6. Don’t take it too seriously. If you sit yourself down at a desk and force yourself to write for all eternity, it’s never going to happen. Set yourself targets, but be flexible. Have a desk, but make it a comfortable and fun room that isn’t going to add to the pressure. And be comfortable, the last thing you want is to be constantly fidgeting and distracted because you’re not wearing comfortable clothes and can’t relax.
7. Recluses don’t sell books. Your job may be to sit in your house and stare at a computer all day, but that doesn’t mean you can’t ever leave. Exercise is important for a writer, otherwise you just sit still and become a potato. The same goes for having a social life, how can you write a realistic story about people if you don’t interact with people yourself? Even if your deadline is looming and you’re still 20,000 words off your target, you have to make time to be sociable. Chances are you’ll get your inspiration from a long walk in the countryside, a session in the gym or a night at the pub with your friends.
8. Don’t be afraid to promote yourself. But don’t bug people. The last thing people following you on Twitter want to read from you is a constant stream of ‘buy my book!’ That’s how you lose readership, I’m afraid. Be interesting and informative.
Remember that as a self-published author, you are your only marketing channel, unless of course you can afford professional representation. Nobody is going to invite you down to their bookshop to sign copies of your book, but that doesn’t have to stop you from doing it anyway. Call around your local stores and see if they mind providing you with a table in the corner so that you can sign copies for anyone who wants one.
9. Make a profit.
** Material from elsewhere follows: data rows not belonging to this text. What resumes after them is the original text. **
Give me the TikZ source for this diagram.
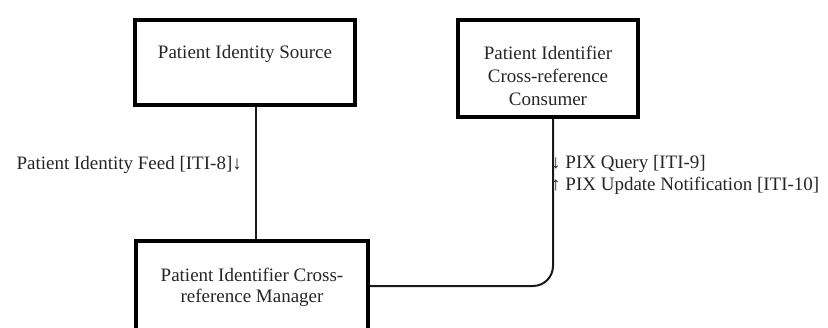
\documentclass[tikz,border=0pt]{standalone}
\usepackage{fontspec}
\setmainfont{Liberation Serif}
\begin{document}
\begin{tikzpicture}[x=1pt,y=-1pt,
  box/.style={draw=black, line width=4.3pt, minimum width=#1},
  lbl/.style={text=black!85, font=\fontsize{19}{23}\selectfont, align=center, inner sep=0pt},
  conn/.style={draw=black!90, line width=2pt},
  msg/.style={text=black!85, font=\fontsize{19}{22}\selectfont, inner sep=0pt}]
\useasboundingbox (0,0) rectangle (828,327);
\clip (0,0) rectangle (828,327);
\node[box=220pt, minimum height=85pt,
  label={[lbl, yshift=9pt]center:Patient Identity Source}] (src) at (245,62.5) {};
\node[box=180pt, minimum height=97pt,
  label={[lbl, yshift=-7pt]center:{Patient Identifier\\Cross-reference\\Consumer}}] (cons) at (548,68.5) {};
\node[box=232pt, minimum height=90pt,
  label={[lbl, font=\fontsize{19}{21}\selectfont, yshift=-1pt]center:{Patient Identifier Cross-\\reference Manager}}] (mgr) at (252,286) {};
\coordinate (feedtop) at ([xshift=4pt]mgr.north |- src.south);
\draw[conn] (feedtop) -- ([xshift=4pt]mgr.north);
\draw[conn, rounded corners=20pt] ([xshift=5pt]cons.south) |- (mgr.east);
\node[msg, anchor=base east] (feed) at (242,169) {Patient Identity Feed [ITI-8]↓};
\node[msg, anchor=base west, align=left] (pix) at (551,190) {↓ PIX Query [ITI-9]\\↑ PIX Update Notification [ITI-10]};
\end{tikzpicture}
\end{document}
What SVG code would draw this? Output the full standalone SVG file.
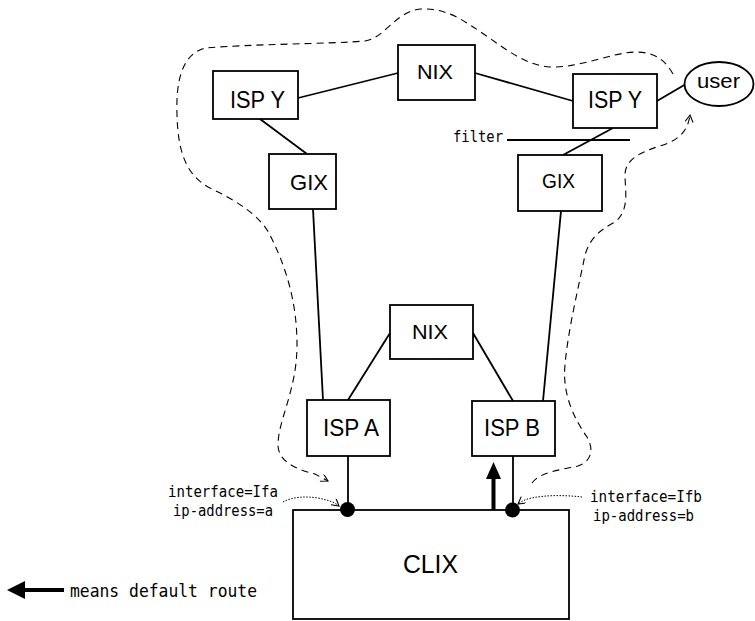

This may seem like common sense, but many self-published writers price their books so low that they make little or no profit at all, just to ensure that the books fly off the shelves. As much as you want to sell, you also need to make a profit, so price your books in order to give you a reasonable profit, and launch in a small way to start with. This way you can upscale as and when sales justify it. Consider print on demand and eBook service from Amazon and other online retailers.
10. Judge your book by its cover. The age old saying may say the opposite, but unfortunately people still do, and so should you. Choose your cover wisely and don’t be afraid to spend a little here to make sure you’re happy with it. You can buy a high quality photograph from one of the many online stores, pay a designer or call in a favour. Whatever you choose for your cover it needs to mean something, be attractive and be relevant.